Double Spacing After Periods

A friend asked me:

Are you a one- or two-space after the period kinda guy? I’ve always been a two-fer but only because that’s what habit they forced on me as a kid. Now I’m hearing and agreeing with arguments for the one-er, but its a tough habit to break. Thoughts?

Here’s a two part nerdy explanation, just because I love talking about this sort of thing.

Semantic Argument

Spacing between words or sentences or paragraphs or whatever is a presentational decision. It should be kept separate from content.

When you’re typing and you hit the spacebar, you’re adding in some content. A space counts as content. The size of that space, though, is a design decision. Just like the size of a letter is a design decision. By entering two spaces, you’re actually adding more content with the aim of changing the presentation.

Obviously, this single instance isn’t that big of a deal. But the issue of separation of content and style is a big one on the web (and digital communication) and it’s a good habit to foster.

Even in something like Word, it’s better to rely on its styling presets, rather than add content to your text to try to adjust the look.

For example, changing the setting to increase the size between lines is far more preferable than manually adding a hard return at the end of every line.
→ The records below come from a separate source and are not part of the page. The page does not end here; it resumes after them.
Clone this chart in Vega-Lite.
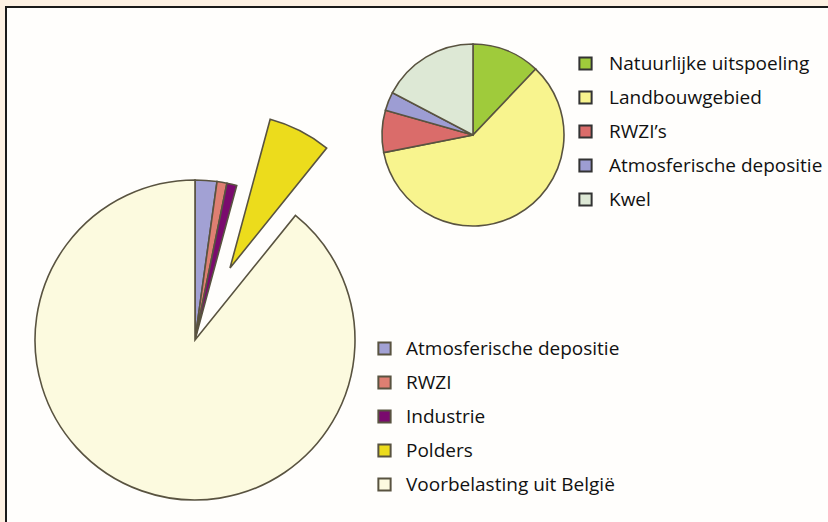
{
  "$schema": "https://vega.github.io/schema/vega-lite/v6.json",
  "width": 828,
  "height": 522,
  "autosize": {"type": "fit", "contains": "padding"},
  "padding": {"left": 6, "top": 7, "right": -2, "bottom": -2},
  "background": "#fdf1e3",
  "config": {
    "view": {"fill": "#fffefc", "stroke": "#1a1a1a", "strokeWidth": 2},
    "font": "Open Sans"
  },
  "data": {
    "values": [
      {"diagram": "Klein", "volgorde": 1, "bron": "Natuurlijke uitspoeling", "waarde": 12.1},
      {"diagram": "Klein", "volgorde": 2, "bron": "Landbouwgebied", "waarde": 59.8},
      {"diagram": "Klein", "volgorde": 3, "bron": "RWZI’s", "waarde": 7.5},
      {"diagram": "Klein", "volgorde": 4, "bron": "Atmosferische depositie", "waarde": 3.3},
      {"diagram": "Klein", "volgorde": 5, "bron": "Kwel", "waarde": 17.3},
      {"diagram": "Groot", "volgorde": 1, "bron": "Atmosferische depositie", "waarde": 2.2},
      {"diagram": "Groot", "volgorde": 2, "bron": "RWZI", "waarde": 1.0},
      {"diagram": "Groot", "volgorde": 3, "bron": "Industrie", "waarde": 1.0},
      {"diagram": "Groot", "volgorde": 4, "bron": "Polders", "waarde": 6.6},
      {"diagram": "Groot", "volgorde": 5, "bron": "Voorbelasting uit België", "waarde": 89.2}
    ]
  },
  "transform": [
    {"stack": "waarde", "groupby": ["diagram"], "sort": [{"field": "volgorde"}], "as": ["v0", "v1"]}
  ],
  "encoding": {
    "x": {"field": "diagram", "type": "nominal", "scale": {"type": "point", "domain": ["Groot", "Klein"], "range": [189, 467], "padding": 0}, "axis": null},
    "y": {"field": "diagram", "type": "nominal", "scale": {"type": "point", "domain": ["Groot", "Klein"], "range": [333, 128], "padding": 0}, "axis": null},
    "theta": {"field": "v0", "type": "quantitative", "scale": {"domain": [0, 100]}},
    "theta2": {"field": "v1"}
  },
  "layer": [
    {
      "transform": [{"filter": "datum.diagram === 'Klein'"}],
      "mark": {"type": "arc", "outerRadius": 91, "stroke": "#595340", "strokeWidth": 1.6},
      "encoding": {
        "color": {
          "field": "bron", "type": "nominal",
          "scale": {
            "domain": ["Natuurlijke uitspoeling", "Landbouwgebied", "RWZI’s", "Atmosferische depositie", "Kwel"],
            "range": ["#9fcb3b", "#f8f48e", "#da6c6a", "#9d9dd3", "#dde8d5"]
          },
          "legend": {
            "orient": "none", "legendX": 570, "legendY": 47, "title": null,
            "symbolType": "square", "symbolSize": 150, "symbolStrokeColor": "#333333", "symbolStrokeWidth": 2,
            "labelFontSize": 19, "labelFont": "Open Sans", "labelColor": "#111111", "labelOffset": 14, "labelLimit": 0, "rowPadding": 13, "padding": 0
          }
        }
      }
    },
    {
      "transform": [{"filter": "datum.diagram === 'Groot' && datum.bron !== 'Polders'"}],
      "mark": {"type": "arc", "outerRadius": 160, "stroke": "#595340", "strokeWidth": 1.6},
      "encoding": {
        "fill": {
          "field": "bron", "type": "nominal",
          "scale": {
            "domain": ["Atmosferische depositie", "RWZI", "Industrie", "Polders", "Voorbelasting uit België"],
            "range": ["#a2a1d4", "#df7f72", "#7a0a6e", "#ecdc1c", "#fcfadf"]
          },
          "legend": {
            "orient": "none", "legendX": 369, "legendY": 332, "title": null,
            "symbolType": "square", "symbolSize": 150, "symbolStrokeColor": "#333333", "symbolStrokeWidth": 2,
            "labelFontSize": 19, "labelFont": "Open Sans", "labelColor": "#111111", "labelOffset": 12, "labelLimit": 0, "rowPadding": 13, "padding": 0
          }
        }
      }
    },
    {
      "transform": [{"filter": "datum.bron === 'Polders'"}],
      "mark": {"type": "arc", "outerRadius": 154, "stroke": "#595340", "strokeWidth": 1.6, "xOffset": 35, "yOffset": -72},
      "encoding": {
        "fill": {"field": "bron", "type": "nominal"}
      }
    }
  ]
}
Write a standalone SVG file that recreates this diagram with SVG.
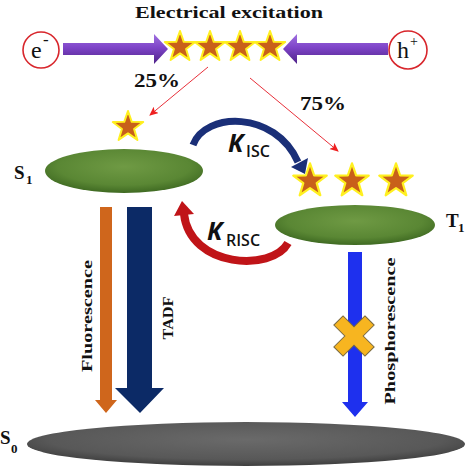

Why? Because the hard return becomes part of the content. This makes it a bitch to change it in the future. If you want the presentation to be different, you end up having to go in and edit out a bunch of content. It makes the content less transferable too. Who knows how it’ll look when you paste it into an email?

The same goes for spacing between letters, words, and sentences. Leave the style decisions separate from the content. Let a designer make them, or choose from software presets, or rely on the spacing defaults included in digital fonts. Don’t muck up your beautifully written content.

Typographic Argument

From a typographic standpoint, extra space after a full stop is usually disruptive to the flow of text. A lot of the readability of text relies on consistent rhythm and flow, both vertically and horizontally.

Even if readers aren’t conscious of this, it makes text less enjoyable to read and causes more eye strain when things disrupt this flow.

When you set an optimal measure (typically a paragraph width of 45 to 75 characters) the text naturally fills it in with an appropriate rhythm. A well designed font will have the proper sizes and spaces so that the text will look beautiful and be easy to read. Extra spacing between words – especially if it isn’t consistent, like only adding in extra spacing after periods – disrupts this flow. It makes text more jarring and clunky and harder for a person’s eyes to follow.

Typographers like to gauge the “color” of a body of text. If you look at text block from far away, or while squinting, well set text will kind of blur into a solid gray block with even “color” throughout. Random extra spacing disrupts this nice even color, causing ugly gaps that reader’s eyes will stumble over.

So there you have it. Hope this helps explain things.